In the fall of 2008, the financial crisis expanded, leading to a sharp contraction of activity by year's end. In countries where growth was largely debt-based, and whose populations are very sensitive to the wealth effect (US, UK and Spain), a steep fall in financial asset prices and tougher financing conditions resulted in a sharp drop in domestic demand. For export-oriented countries (such as Germany and Japan), it was chiefly the drop in exports that caused the rest of the economy to stumble.

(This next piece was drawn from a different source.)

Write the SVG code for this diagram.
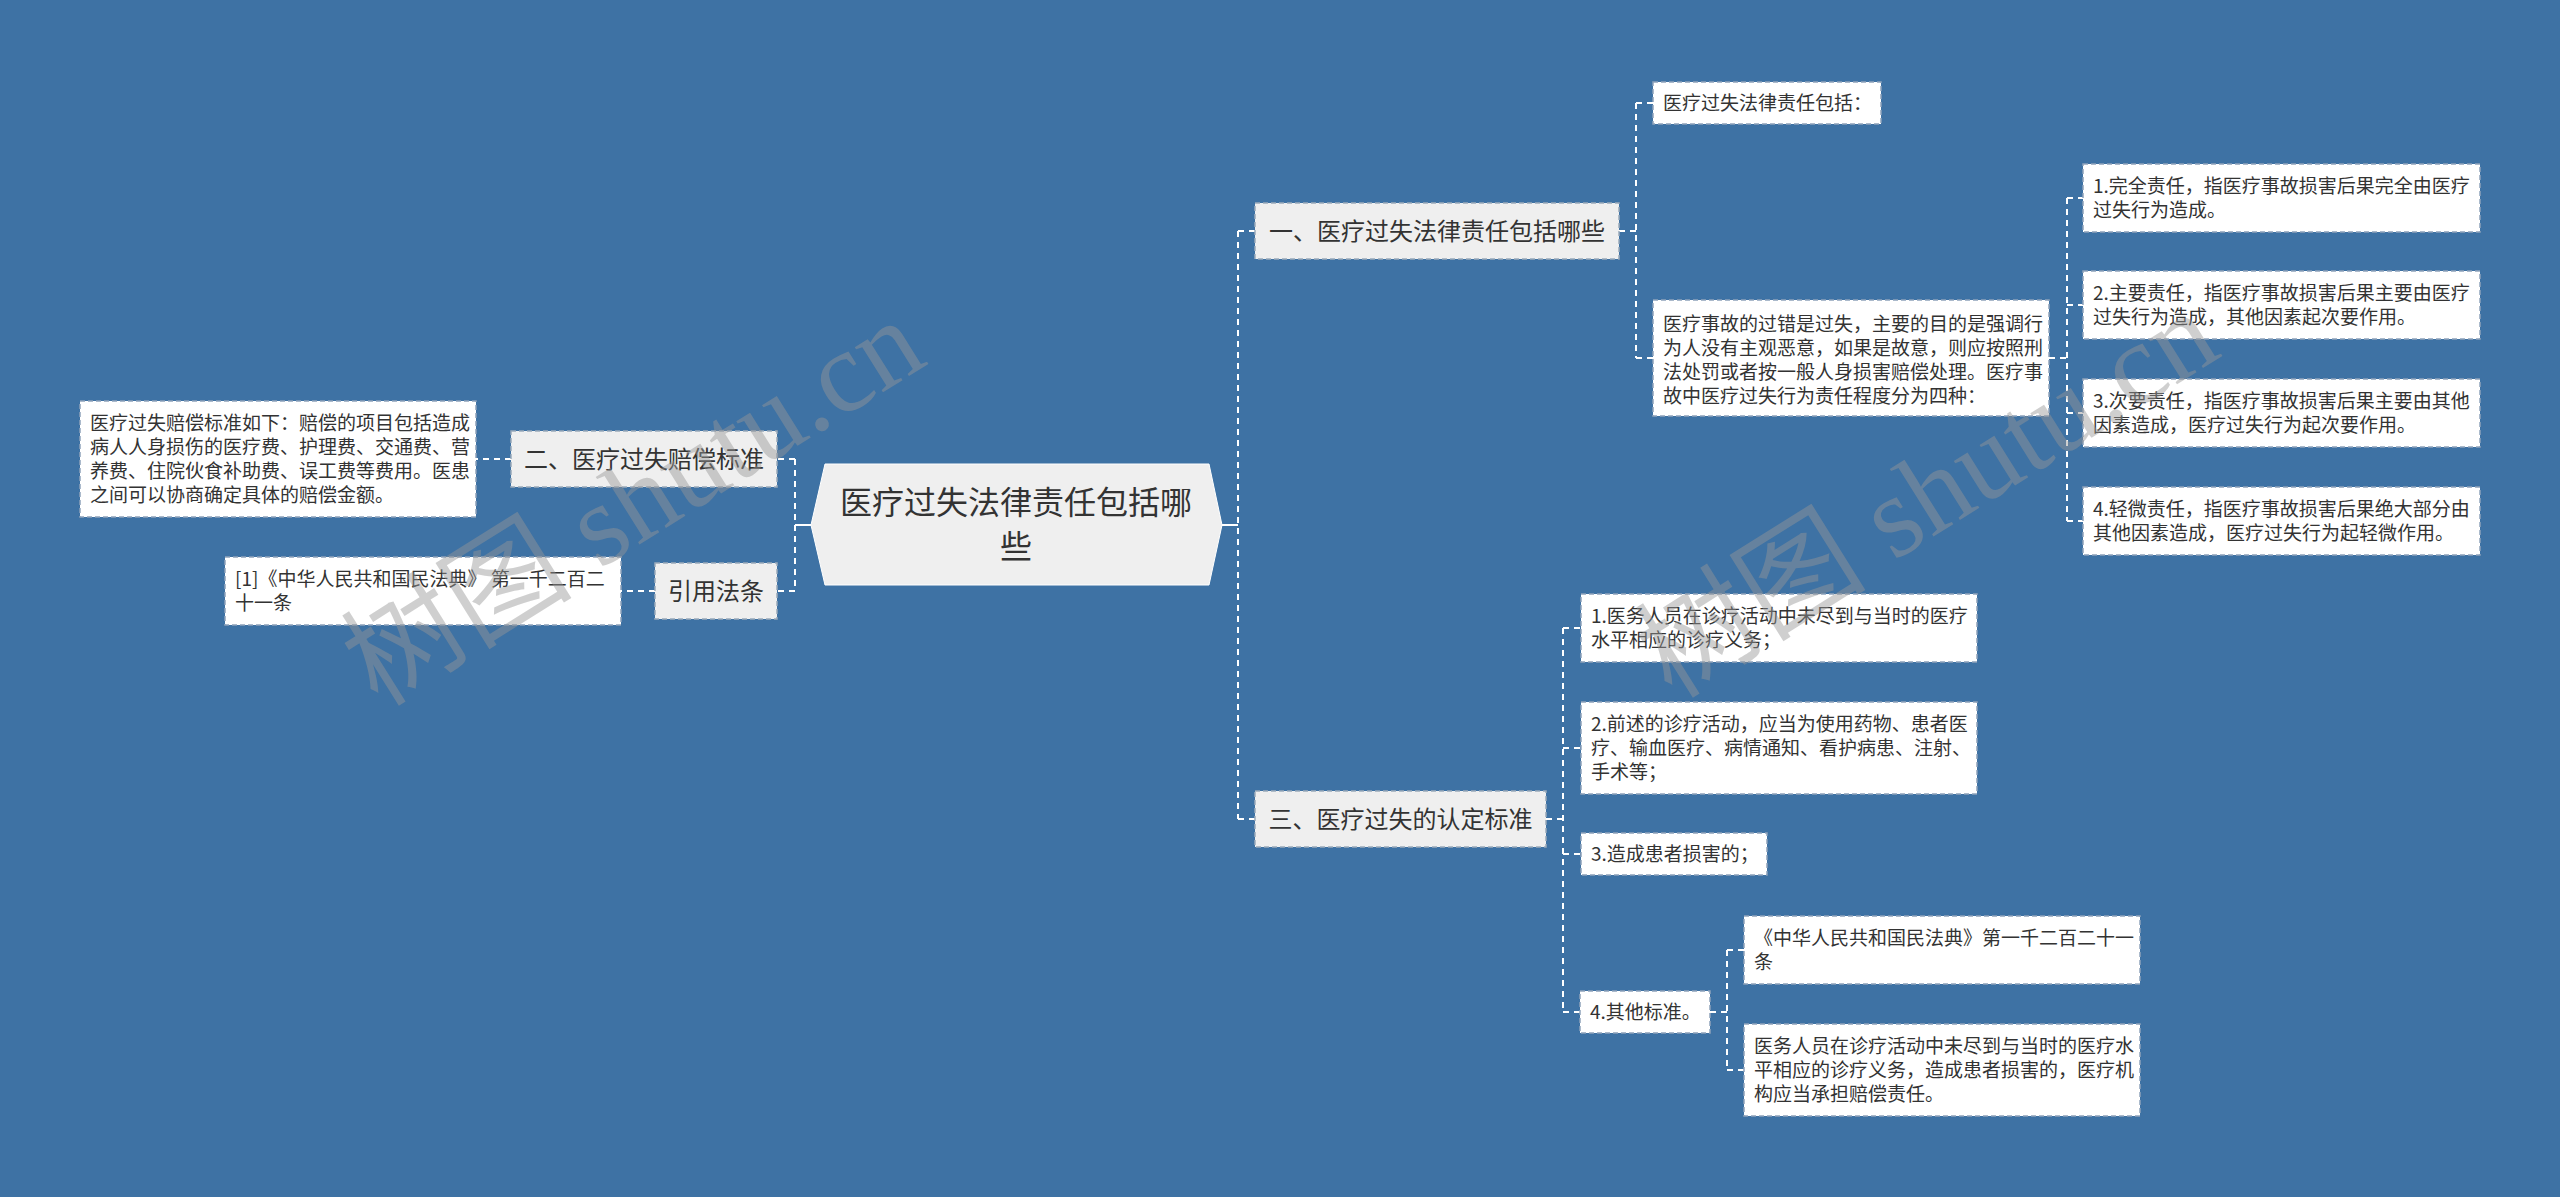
<svg xmlns="http://www.w3.org/2000/svg" width="2560" height="1197" viewBox="0 0 2560 1197">
<style>
.bg{fill:#3e72a4}
.l1{fill:#efefef;stroke:#9aaabb;stroke-width:1.5;stroke-dasharray:5 3}
.d{fill:#ffffff;stroke:#8fa3ba;stroke-width:1.5;stroke-dasharray:5 3}
.t{font-family:"Noto Sans CJK SC","Noto Sans",sans-serif;fill:#333333}
.t19{font-size:19px}
.t24{font-size:24px;text-anchor:middle}
.c{fill:none;stroke:#ffffff;stroke-width:2;stroke-dasharray:6 5}
.s{fill:none;stroke:#ffffff;stroke-width:2}
.wm{font-family:"Liberation Serif","Noto Sans CJK SC",serif;font-size:116px;fill:#979797;opacity:0.45}
</style>
<rect class="bg" x="0" y="0" width="2560" height="1197"/>

<g id="connectors">
  <path class="s" d="M811,525 H795"/>
  <path class="c" d="M795,459 V591"/>
  <path class="c" d="M795,459 H777 M795,591 H777"/>
  <path class="c" d="M511,459 H476"/>
  <path class="c" d="M655,591 H621"/>
  <path class="s" d="M1222,525 H1238"/>
  <path class="c" d="M1238,231 V819"/>
  <path class="c" d="M1238,231 H1255 M1238,819 H1255"/>
  <path class="c" d="M1619,231 H1636"/>
  <path class="c" d="M1636,103 V358"/>
  <path class="c" d="M1636,103 H1653 M1636,358 H1653"/>
  <path class="c" d="M2049,358 H2067"/>
  <path class="c" d="M2067,198 V521"/>
  <path class="c" d="M2067,198 H2083 M2067,305 H2083 M2067,413 H2083 M2067,521 H2083"/>
  <path class="c" d="M1546,819 H1563"/>
  <path class="c" d="M1563,628 V1012"/>
  <path class="c" d="M1563,628 H1581 M1563,748 H1581 M1563,854 H1581 M1563,1012 H1580"/>
  <path class="c" d="M1710,1012 H1727"/>
  <path class="c" d="M1727,950 V1070"/>
  <path class="c" d="M1727,950 H1744 M1727,1070 H1744"/>
</g>

<g id="root">
  <polygon points="811,525 825,464 1209,464 1222,525 1209,585 825,585" fill="#efefef" stroke="#ffffff" stroke-width="1"/>
  <text class="t" font-size="32" text-anchor="middle" x="1016" y="514">医疗过失法律责任包括哪</text>
  <text class="t" font-size="32" text-anchor="middle" x="1016" y="558">些</text>
</g>

<g id="n2">
  <rect class="l1" x="511" y="431" width="266" height="56"/>
  <text class="t t24" x="644" y="467.5">二、医疗过失赔偿标准</text>
</g>
<g id="n2a">
  <rect class="d" x="80" y="401" width="396" height="116"/>
  <text class="t t19" x="90" y="430">医疗过失赔偿标准如下：赔偿的项目包括造成</text>
  <text class="t t19" x="90" y="454">病人人身损伤的医疗费、护理费、交通费、营</text>
  <text class="t t19" x="90" y="478">养费、住院伙食补助费、误工费等费用。医患</text>
  <text class="t t19" x="90" y="502">之间可以协商确定具体的赔偿金额。</text>
</g>

<g id="nref">
  <rect class="l1" x="655" y="563" width="122" height="56"/>
  <text class="t t24" x="716" y="599.5">引用法条</text>
</g>
<g id="nrefa">
  <rect class="d" x="225" y="557" width="396" height="68"/>
  <text class="t t19" x="235" y="586">[1]《中华人民共和国民法典》 第一千二百二</text>
  <text class="t t19" x="235" y="610">十一条</text>
</g>

<g id="n1">
  <rect class="l1" x="1255" y="203" width="364" height="56"/>
  <text class="t t24" x="1437" y="239.5">一、医疗过失法律责任包括哪些</text>
</g>
<g id="n1a">
  <rect class="d" x="1653" y="82" width="228" height="42"/>
  <text class="t t19" x="1663" y="110">医疗过失法律责任包括：</text>
</g>
<g id="n1b">
  <rect class="d" x="1653" y="300" width="396" height="116"/>
  <text class="t t19" x="1663" y="331">医疗事故的过错是过失，主要的目的是强调行</text>
  <text class="t t19" x="1663" y="355">为人没有主观恶意，如果是故意，则应按照刑</text>
  <text class="t t19" x="1663" y="379">法处罚或者按一般人身损害赔偿处理。医疗事</text>
  <text class="t t19" x="1663" y="403">故中医疗过失行为责任程度分为四种：</text>
</g>
<g id="n1b1">
  <rect class="d" x="2083" y="164" width="397" height="68"/>
  <text class="t t19" x="2093" y="193">1.完全责任，指医疗事故损害后果完全由医疗</text>
  <text class="t t19" x="2093" y="217">过失行为造成。</text>
</g>
<g id="n1b2">
  <rect class="d" x="2083" y="271" width="397" height="68"/>
  <text class="t t19" x="2093" y="300">2.主要责任，指医疗事故损害后果主要由医疗</text>
  <text class="t t19" x="2093" y="324">过失行为造成，其他因素起次要作用。</text>
</g>
<g id="n1b3">
  <rect class="d" x="2083" y="379" width="397" height="68"/>
  <text class="t t19" x="2093" y="408">3.次要责任，指医疗事故损害后果主要由其他</text>
  <text class="t t19" x="2093" y="432">因素造成，医疗过失行为起次要作用。</text>
</g>
<g id="n1b4">
  <rect class="d" x="2083" y="487" width="397" height="68"/>
  <text class="t t19" x="2093" y="516">4.轻微责任，指医疗事故损害后果绝大部分由</text>
  <text class="t t19" x="2093" y="540">其他因素造成，医疗过失行为起轻微作用。</text>
</g>

<g id="n3">
  <rect class="l1" x="1255" y="791" width="291" height="56"/>
  <text class="t t24" x="1400.5" y="827.5">三、医疗过失的认定标准</text>
</g>
<g id="n3a">
  <rect class="d" x="1581" y="594" width="396" height="68"/>
  <text class="t t19" x="1591" y="623">1.医务人员在诊疗活动中未尽到与当时的医疗</text>
  <text class="t t19" x="1591" y="647">水平相应的诊疗义务；</text>
</g>
<g id="n3b">
  <rect class="d" x="1581" y="702" width="396" height="92"/>
  <text class="t t19" x="1591" y="731">2.前述的诊疗活动，应当为使用药物、患者医</text>
  <text class="t t19" x="1591" y="755">疗、输血医疗、病情通知、看护病患、注射、</text>
  <text class="t t19" x="1591" y="779">手术等；</text>
</g>
<g id="n3c">
  <rect class="d" x="1581" y="833" width="186" height="42"/>
  <text class="t t19" x="1591" y="861">3.造成患者损害的；</text>
</g>
<g id="n3d">
  <rect class="d" x="1580" y="991" width="130" height="42"/>
  <text class="t t19" x="1590" y="1019">4.其他标准。</text>
</g>
<g id="n3d1">
  <rect class="d" x="1744" y="916" width="396" height="68"/>
  <text class="t t19" x="1754" y="945">《中华人民共和国民法典》第一千二百二十一</text>
  <text class="t t19" x="1754" y="969">条</text>
</g>
<g id="n3d2">
  <rect class="d" x="1744" y="1024" width="396" height="92"/>
  <text class="t t19" x="1754" y="1053">医务人员在诊疗活动中未尽到与当时的医疗水</text>
  <text class="t t19" x="1754" y="1077">平相应的诊疗义务，造成患者损害的，医疗机</text>
  <text class="t t19" x="1754" y="1101">构应当承担赔偿责任。</text>
</g>

<g id="watermarks">
  <text class="wm" transform="translate(378,708) rotate(-32)">树图 shutu.cn</text>
  <text class="wm" transform="translate(1672,700) rotate(-32)">树图 shutu.cn</text>
</g>
</svg>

Faced with this situation, governments and central banks set about restoring confidence in the financial markets, recapitalising the banking systems and propping up the real economy. The central banks slashed interest rates, and implemented a series of "unconventional" policies (liquidity injections, and direct purchase of both public and private securities). Stimulus plans announced by the various governments included spending measures designed to strongly support growth. At the same time, household purchasing power was given a lift by lower inflation resulting from the drop in the prices of oil and commodities.

For countries that need to reduce their debt levels and excessive investments, the process of consolidation will no doubt take time. In Spain and the UK, activity will likely continue to contract throughout 2009, whereas the US should manage to get back to positive growth thanks to the size and scope of its recovery plan.

Given the rather sluggish outlook for 2009 (– 0.6% world growth) and 2010 (2.4% world growth), inflation should decrease sharply. In the US, core inflation excluding rents should basically be zero at the end of 2010, whereas the appreciation of the yen will likely push Japan back into deflation starting in the first six months of 2009.

This painful and particularly uncertain scenario is subject to more unknown factors than normal.